| Women Encounter Technology: Changing Patterns of Employment in the Third World (UNU, 1995, 356 pages) |
| 4. Conflicting demands of new technology and household work |
Brazil
Until 1970, small textile firms (less than 500 workers) accounted for approximately 50 per cent of the textiles output in Brazil, while medium and large firms were responsible for 15 per cent and 35 per cent respectively (BNDE, 1977). But after the economic policy implemented during the Brazilian miracle (1968-1973), the sector became much more concentrated. Concentration and restructuring have continued in recent years, which have been characterized by:
1 the stagnation of internal demand for textiles due to economic recession and social impoverishment;2 the gradual liberalization of domestic tariffs, and the relative opening of the economy to international competition;
3 an increased incentive to export, given the international increase in export quotas allowed by the weakening of the controls built into the Multifibre Agreement operating between 1974 and 1992;
4 the beginnings of the implementation of the Mercosur Agreement, a common market between Uruguay, Paraguay, Brazil and Argentina, which will create a market of 200 million consumers;
5 the need to recover lost productivity and competitiveness in the industry which, between 1990 and 1992, was operating at 50 per cent to 60 per cent of its installed capacity.
The push towards technological upgrading was reflected in increasing imports of textiles machinery over the years. In 1991, such machinery accounted for 17.2 per cent of total capital goods imports. Modernization with computer technology began in the 80s, with the incorporation of microelectronic devices into machinery in some phases of the production process and in other sub-branches of textiles (e.g. into the circular automatic looms used in knitting). Innovations were further developed in the finishing stages of production. Technologically, Brazil is considered to be at an intermediate level within the international economy; with the average age of its textile machines being 14-16 years (as opposed to 6-8 years in developed countries). Some 60 per cent of its installed equipment is locally produced, a pattern found among the ten most advanced countries in textile production (Revista Textil, various numbers).

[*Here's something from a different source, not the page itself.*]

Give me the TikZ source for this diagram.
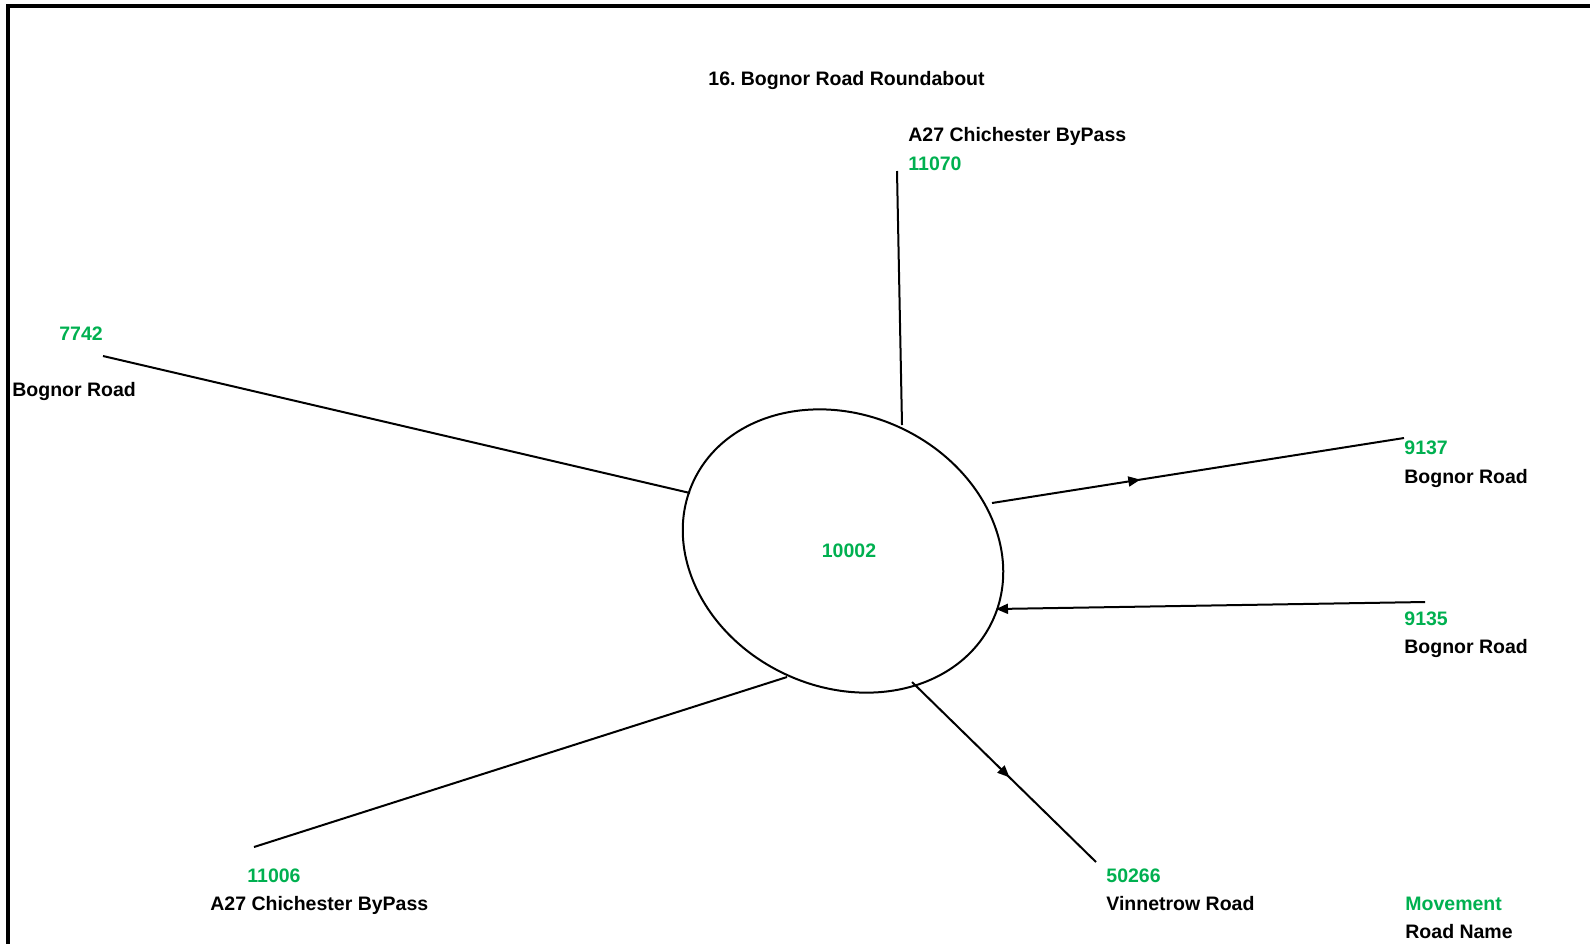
\documentclass[tikz,border=0pt]{standalone}
\usepackage{fontspec}
\setmainfont{Liberation Sans}
\usetikzlibrary{arrows.meta,shapes.geometric,decorations.markings}
\definecolor{movegreen}{RGB}{0,176,80}
\frenchspacing

\begin{document}
\begin{tikzpicture}[x=0.5pt,y=-0.5pt,
		lbl/.style={anchor=base west,inner sep=0pt,font=\fontsize{9.75}{11}\selectfont\bfseries},
		mov/.style={lbl,text=movegreen},
		road/.style={line width=1pt},
		midtip/.style={postaction={decorate},decoration={markings,mark=at position #1 with {\arrow{Triangle[length=6pt,width=5pt]}}}}]
	\useasboundingbox (0,0) rectangle (1590,944);
	\draw[line width=2pt] (1590,6) -- (7.5,6) -- (7.5,944);
	\node[draw,ellipse,line width=1pt,inner sep=0pt,minimum width=165pt,minimum height=136pt,rotate=-25] (rb) at (843,551) {};
	\node[mov,anchor=base] (rbno) at (849,557) {10002};
	\node[lbl] (title) at (708,85) {16. Bognor Road Roundabout};
	% arms
	\coordinate (a27n) at (897,171);   \coordinate (a27n-in) at (902,425);
	\coordinate (bogw) at (103,356);   \coordinate (bogw-in) at (690,493);
	\coordinate (a27s) at (254,847);   \coordinate (a27s-in) at (787,677);
	\coordinate (boge1) at (1404,438); \coordinate (boge1-out) at (992,503);
	\coordinate (boge2) at (1425,602); \coordinate (boge2-in) at (996,609);
	\coordinate (vinn) at (1096,862);  \coordinate (vinn-out) at (912,682);
	\path[road]
	(a27n) edge (a27n-in)
	(bogw) edge (bogw-in)
	(a27s) edge (a27s-in)
	(boge1-out) edge[midtip=0.36] (boge1)
	(boge2) edge[-{Triangle[length=6pt,width=5pt]}] (boge2-in)
	(vinn-out) edge[midtip=0.53] (vinn);
	% labels
	\node[lbl] (a27n-nm) at (908,141) {A27 Chichester ByPass};
	\node[mov] (a27n-no) at (908,170) {11070};
	\node[mov] (bogw-no) at (59,340) {7742};
	\node[lbl] (bogw-nm) at (12,396) {Bognor Road};
	\node[mov] (boge1-no) at (1404,454) {9137};
	\node[lbl] (boge1-nm) at (1404,483) {Bognor Road};
	\node[mov] (boge2-no) at (1404,625) {9135};
	\node[lbl] (boge2-nm) at (1404,653) {Bognor Road};
	\node[mov] (a27s-no) at (247,882) {11006};
	\node[lbl] (a27s-nm) at (210,910) {A27 Chichester ByPass};
	\node[mov] (vinn-no) at (1106,882) {50266};
	\node[lbl] (vinn-nm) at (1106,910) {Vinnetrow Road};
	\node[mov] (key-mv) at (1405,910) {Movement};
	\node[lbl] (key-rd) at (1405,938) {Road Name};
\end{tikzpicture}
\end{document}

Greater use of mixed fibres tends to facilitate the use of microelectronic control devices. These intensify managerial control of the manufacturing process by registering, storing and transmitting information at each stage of the production process. They also take over or modify tasks that previously required human intervention. For example, they crucially affect the jobs of quality controllers. The devices demand an upgrading of supervisory and technical skills, but also training in basic informatics techniques for many types of operators, many of whom are women. The use of microelectronic control devices has facilitated the adoption of new forms of management and work organization at the plant level, such as semi-autonomous groups, quality control circles (CCQs) and just-in-time production (Ferraz, 1992). In general, industrial automation and new organizational techniques are seen by respondents in large textile firms as contributing to higher employment levels, but only among technical staff and mostly at the levels of project planning and maintenance. The knowledge relevant for industrial automation is thus expected to be in the fields of management, electronics, and the maintenance of machines. While the need for polyvalence and flexible work rhythms is increasing, the number of occupational categories and labour-intensive tasks is decreasing. With the introduction of new equipment, more weight is now being given to general education and to vocational training, rather than to workers' experiential and tacit skills.
Argentina
There is very little information available on the technical levels of the textile industry in Argentina. The best way of analysing the degree of modernization in the sector is to look at the latest trends in textile machinery imports. Since 1982 (with the exception of 1983, which was a year of turmoil, with the return to democracy and the switch to the economic liberalization model), imports of textile machinery have increased steadily. Since 1985 textile machines have been the main type of machinery imported, representing in most years more than two thirds of total machinery imports. The rapid modernization of the textile industry since 1985 has partly reflected the influence of the economic model underlying the economic readjustment policy, proposed by the IMF, which was intended to return Argentina to the world market. New technology was recognized as indispensable for international competitiveness and, in the case of textiles, the promotion of certain product-lines for exports urgently required technical renewal.
The effects of textiles modernization on new forms of work organization in Argentina have not been sufficiently researched. A casestudy of one of the largest national textile firms (Novick and Lavigne, 1988), however, shows that the firm had introduced semi-autonomous groups and the just-in-time system to all its plants. This was done in order to be able to respond quickly to changing export market needs, to adapt production to higher quality products and to different types of customer orders. The authors estimated that such organizational innovations, being used in four or five of the leading textile firms, had led to job 'restructuring' for approximately 7,500 workers. Quality control had been brought down to the shop floor and relegated to blue collar workers, whom the firms now require to have new skills such as a higher disposition to group work and greater flexibility.